Mental state is very important in the environment for children. A mental state of calm, positive thoughts, hopefulness, enjoyment of life and activities (not ‘feeling’ trapped, but ‘feeling’ free to make choices), and so forth, is one of the significant factors that create positive change and maintain mental health and general health for children. We have written about other factors such as safety, normative activities, positive relationships, education, food choices and so forth.

Social risk, such as alcohol and drug abuse, general violence, domestic violence and child abuse can be limited and reduced significantly by simple initiatives inspiring calm such as education regarding infections, viruses, vaccines and general health or hygiene, however, initiatives have to be evidence-based (based only on good clinical evidence). Many report that they don’t believe their country’s general public has been educated regarding viruses or vaccines.

We appreciated the very significant degree of normalcy, autonomy and liberty in Sweden.
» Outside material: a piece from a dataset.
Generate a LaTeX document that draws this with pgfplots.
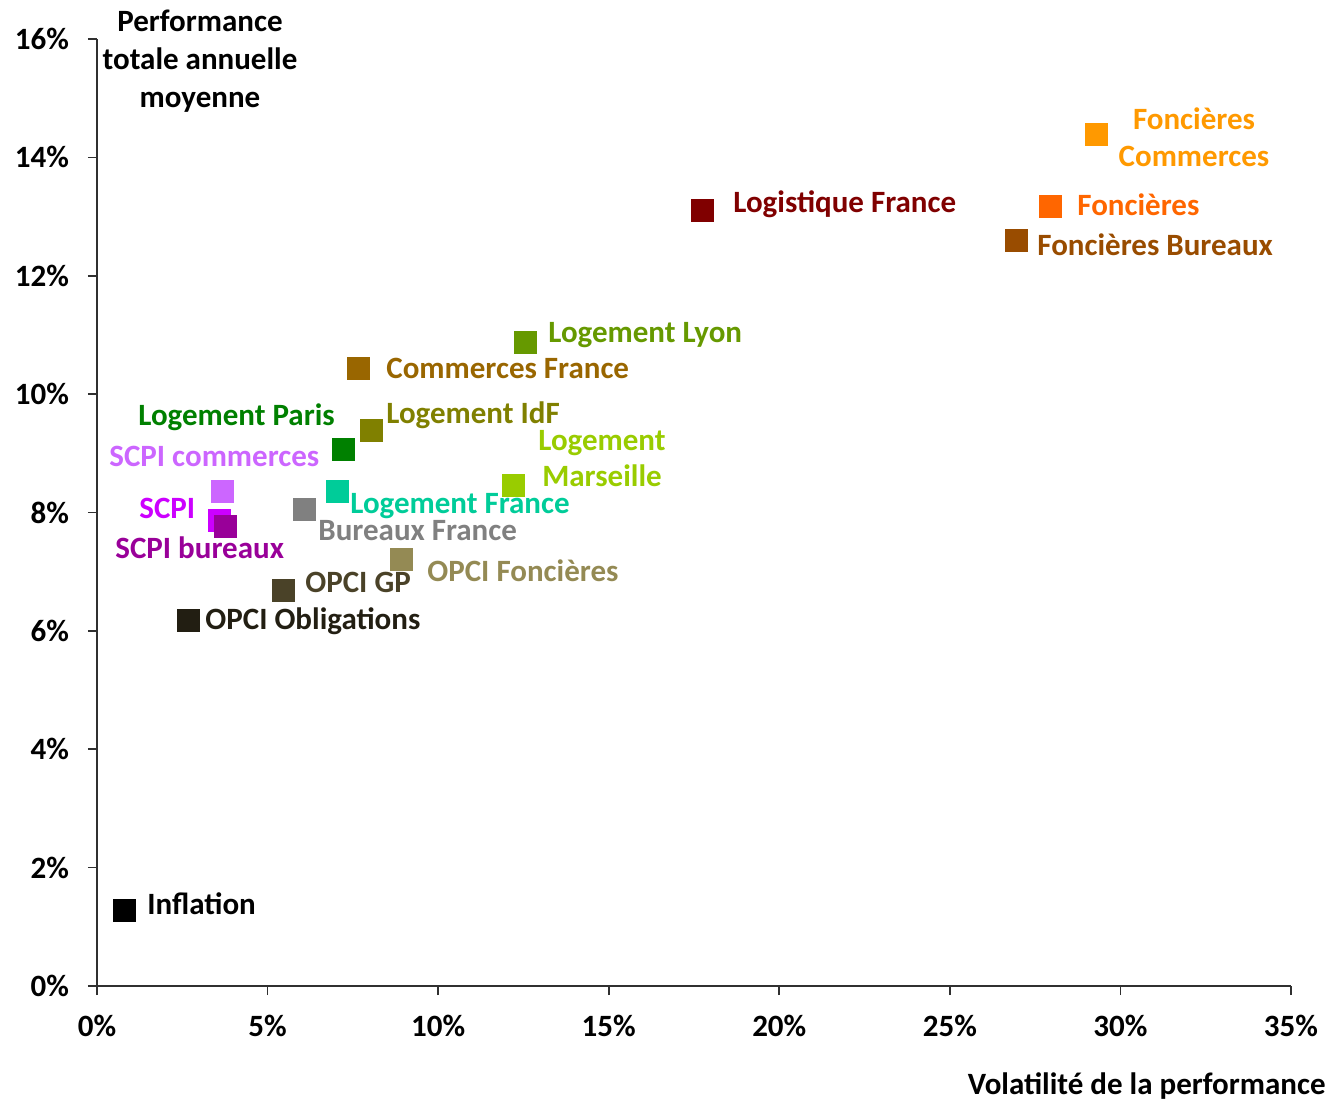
\documentclass[border=0pt]{standalone}
\usepackage{fontspec}
\setmainfont{Carlito}
\usepackage{pgfplots}
\pgfplotsset{compat=1.18}

% series colours
\definecolor{axisgray}{HTML}{303030}
\definecolor{cInfl}{HTML}{000000}
\definecolor{cOblig}{HTML}{221E12}
\definecolor{cGP}{HTML}{4A4228}
\definecolor{cOFonc}{HTML}{948A54}
\definecolor{cBur}{HTML}{808080}
\definecolor{cSCPI}{HTML}{CC00FF}
\definecolor{cSCPIbur}{HTML}{990099}
\definecolor{cSCPIcom}{HTML}{CC66FF}
\definecolor{cLogFr}{HTML}{00CC99}
\definecolor{cLogPar}{HTML}{008000}
\definecolor{cLogIdF}{HTML}{808000}
\definecolor{cComFr}{HTML}{996600}
\definecolor{cLogLyon}{HTML}{669900}
\definecolor{cLogMars}{HTML}{99CC00}
\definecolor{cLogist}{HTML}{800000}
\definecolor{cFonc}{HTML}{FF6600}
\definecolor{cFoncBur}{HTML}{994C00}
\definecolor{cFoncCom}{HTML}{FF9900}

\tikzset{
  lab/.style={font=\fontsize{15.5}{18}\selectfont\bfseries, inner sep=0pt},
}
\pgfplotsset{
  pt/.style={only marks, mark=square*, mark size=5.5pt,
    mark options={draw=#1, fill=#1}, color=#1},
}

\begin{document}
\begin{tikzpicture}
\begin{axis}[
  scale only axis, width=597pt, height=473.5pt,
  xmin=0, xmax=35, ymin=0, ymax=16,
  axis lines=left,
  axis line style={-, draw=axisgray, line width=0.8pt},
  xtick={0,5,...,35}, ytick={0,2,...,16},
  tick align=outside, major tick length=4.5pt,
  tick style={draw=axisgray, line width=0.8pt},
  /pgf/number format/assume math mode=true,
  xticklabel={\pgfmathprintnumber{\tick}\%},
  yticklabel={\pgfmathprintnumber{\tick}\%},
  tick label style={font=\fontsize{15.5}{18}\selectfont\bfseries},
  xticklabel style={yshift=-6.5pt},
  yticklabel style={xshift=-6pt},
  clip=false,
]
% volatility (%) vs. average annual total return (%)
\addplot[pt=cInfl]    coordinates {(0.79,1.27)};
\addplot[pt=cOblig]   coordinates {(2.67,6.17)};
\addplot[pt=cGP]      coordinates {(5.47,6.69)};
\addplot[pt=cOFonc]   coordinates {(8.91,7.21)};
\addplot[pt=cBur]     coordinates {(6.08,8.05)};
\addplot[pt=cSCPI]    coordinates {(3.58,7.87)};
\addplot[pt=cSCPIbur] coordinates {(3.77,7.77)};
\addplot[pt=cSCPIcom] coordinates {(3.68,8.36)};
\addplot[pt=cLogFr]   coordinates {(7.06,8.36)};
\addplot[pt=cLogPar]  coordinates {(7.21,9.07)};
\addplot[pt=cLogIdF]  coordinates {(8.03,9.39)};
\addplot[pt=cComFr]   coordinates {(7.65,10.44)};
\addplot[pt=cLogLyon] coordinates {(12.56,10.87)};
\addplot[pt=cLogMars] coordinates {(12.22,8.46)};
\addplot[pt=cLogist]  coordinates {(17.76,13.11)};
\addplot[pt=cFoncBur] coordinates {(26.94,12.59)};
\addplot[pt=cFonc]    coordinates {(27.94,13.18)};
\addplot[pt=cFoncCom] coordinates {(29.31,14.38)};

% point labels
\node[lab, text=cInfl,    anchor=base west] at (axis cs:1.466,1.216)  {Inflation};
\node[lab, text=cOblig,   anchor=base west] at (axis cs:3.166,6.015)  {OPCI Obligations};
\node[lab, text=cGP,      anchor=base west] at (axis cs:6.097,6.640)  {OPCI GP};
\node[lab, text=cOFonc,   anchor=base west] at (axis cs:9.673,6.826)  {OPCI Foncières};
\node[lab, text=cBur,     anchor=base west] at (axis cs:6.478,7.535)  {Bureaux France};
\node[lab, text=cSCPI,    anchor=base west] at (axis cs:1.231,7.907)  {SCPI};
\node[lab, text=cSCPIbur, anchor=base west] at (axis cs:0.528,7.231)  {SCPI bureaux};
\node[lab, text=cSCPIcom, anchor=base west] at (axis cs:0.352,8.785)  {SCPI commerces};
\node[lab, text=cLogFr,   anchor=base west] at (axis cs:7.416,7.991)  {Logement France};
\node[lab, text=cLogPar,  anchor=base west] at (axis cs:1.202,9.478)  {Logement Paris};
\node[lab, text=cLogIdF,  anchor=base west] at (axis cs:8.472,9.512)  {Logement IdF};
\node[lab, text=cComFr,   anchor=base west] at (axis cs:8.472,10.272) {Commerces France};
\node[lab, text=cLogLyon, anchor=base west] at (axis cs:13.220,10.880) {Logement Lyon};
\node[lab, text=cLogMars, anchor=base] at (axis cs:14.803,9.056) {Logement};
\node[lab, text=cLogMars, anchor=base] at (axis cs:14.803,8.431) {Marseille};
\node[lab, text=cLogist,  anchor=base west] at (axis cs:18.643,13.077) {Logistique France};
\node[lab, text=cFonc,    anchor=base west] at (axis cs:28.727,13.026) {Foncières};
\node[lab, text=cFoncBur, anchor=base west] at (axis cs:27.555,12.350) {Foncières Bureaux};
\node[lab, text=cFoncCom, anchor=base] at (axis cs:32.157,14.479) {Foncières};
\node[lab, text=cFoncCom, anchor=base] at (axis cs:32.157,13.854) {Commerces};

% axis titles
\node[lab, anchor=base] at (axis cs:3.019,16.134) {Performance};
\node[lab, anchor=base] at (axis cs:3.019,15.492) {totale annuelle};
\node[lab, anchor=base] at (axis cs:3.019,14.850) {moyenne};
\node[lab, anchor=base east] at (axis cs:36.026,-1.825) {Volatilité de la performance};
\end{axis}
\pgfresetboundingbox
\useasboundingbox (-48.5pt,-56.5pt) rectangle (615.5pt,493pt);
\end{tikzpicture}
\end{document}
These are longstanding evidence-based protective factors for general health and mental health (and this often reduces social risk). These experiences benefited our health personally, and we were interested to see the general public’s absolute compliance with recommendations (from what we observed). A colleague commented, “it makes sense, if you force someone to do something, most adults won’t do it, you have to treat adults like adults or you get defiance, depression and violence in independent adults with normal attachment styles”.

There is still currently no good clinical evidence that supports the wearing of face masks for the general public as a generalised rule. This statement is supported by the WHO and European-CDC. These organisations offer advice regarding when face masks might be helpful and of benefit. We have provided links of these statements previously. We have been informed that the CDC (USA) now states that face masks are not (or do not have to be) mandatory on cruise ships where 95% of the passengers are vaccinated. Some states in America, such as Florida, have no compulsory face mask initiatives for the general public, whilst California takes an opposite approach. Please see relevant statistics.
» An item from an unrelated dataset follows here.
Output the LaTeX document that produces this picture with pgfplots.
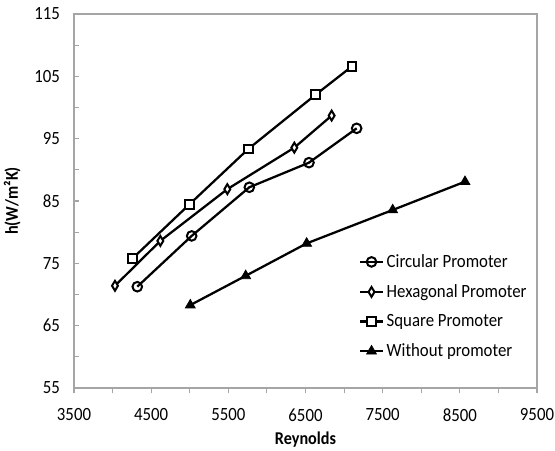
\documentclass[border=0pt]{standalone}
\usepackage{pgfplots}
\pgfplotsset{compat=1.18}
\usepackage{fontspec}
\setmainfont{Carlito}[FakeStretch=0.9]
\definecolor{axgray}{RGB}{165,165,165}
\begin{document}
\begin{tikzpicture}
\begin{axis}[
  scale only axis,
  width=347.25pt, height=280.5pt,
  xmin=3500, xmax=9500, ymin=55, ymax=115,
  xtick={3500,4500,...,9500},
  minor xtick={4000,5000,...,9000},
  ytick={55,65,...,115},
  minor ytick={60,70,...,110},
  tick pos=left,
  tick align=outside,
  major tick length=4pt, minor tick length=4pt,
  x tick style={axgray, line width=0.8pt},
  y tick style={axgray, line width=0.8pt, xshift=4pt},
  axis line style={axgray, line width=0.8pt},
  /pgf/number format/assume math mode=true,
  /pgf/number format/1000 sep={},
  tick label style={font=\fontsize{14}{14}\selectfont, black},
  xticklabel style={yshift=-8pt},
  yticklabel style={xshift=-3pt},
  xlabel={\textbf{Reynolds}},
  ylabel={\textbf{h(W/m²K)}},
  label style={font=\fontsize{13.5}{13.5}\selectfont},
  xlabel style={yshift=-1pt},
  ylabel style={yshift=3.5pt},
  legend style={draw=none, fill=none, at={(rel axis cs:0.615,0.365)}, anchor=north west,
    font=\fontsize{14}{14}\selectfont, row sep=7.3pt, inner sep=0pt},
  legend cell align=left,
  every axis plot/.append style={black, line width=1.7pt},
]
\coordinate (O) at (rel axis cs:0,0);
\addplot[mark=o, mark size=3.6pt, mark options={fill=white, line width=1.5pt}] coordinates {
 (4320,71.25) (5025,79.4) (5772,87.2) (6545,91.15) (7163,96.66)};
\addlegendentry{Circular Promoter}
\addplot[mark=diamond*, mark size=3.7pt, mark options={fill=white, line width=1.5pt, xscale=0.8}] coordinates {
 (4031,71.4) (4619,78.6) (5487,86.9) (6355,93.56) (6839,98.7)};
\addlegendentry{Hexagonal Promoter}
\addplot[mark=square*, mark size=3.3pt, mark options={fill=white, line width=1.5pt}] coordinates {
 (4260,75.8) (4999,84.5) (5759,93.35) (6632,102.06) (7102,106.6)};
\addlegendentry{Square Promoter}
\addplot[mark=triangle*, mark size=4.3pt, mark options={fill=black, line width=0.5pt}] coordinates {
 (5007,68.3) (5725,73.0) (6515,78.2) (7630,83.56) (8567,88.1)};
\addlegendentry{Without promoter}
\end{axis}
\pgfresetboundingbox
\path[use as bounding box] (O) ++(-55.5pt,-46.5pt) rectangle ++(416.25pt,337.5pt);
\end{tikzpicture}
\end{document}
It is also relevant to know that face masks are not mandatory in Sweden, which is also an initiative based on good clinical evidence, because there is no good clinical evidence to support mandatory face mask wearing for the general public. We observed that more or less 10% of individuals wore face masks indoors and less outdoors. People do however respect the importance of ventilation and a reasonable degree of social distancing.

We have not experienced more normalcy and more following of evidence-based research in general approaches or initiatives in any country compared to Sweden since August 2020. We are very grateful for these valuable experiences. We thank you.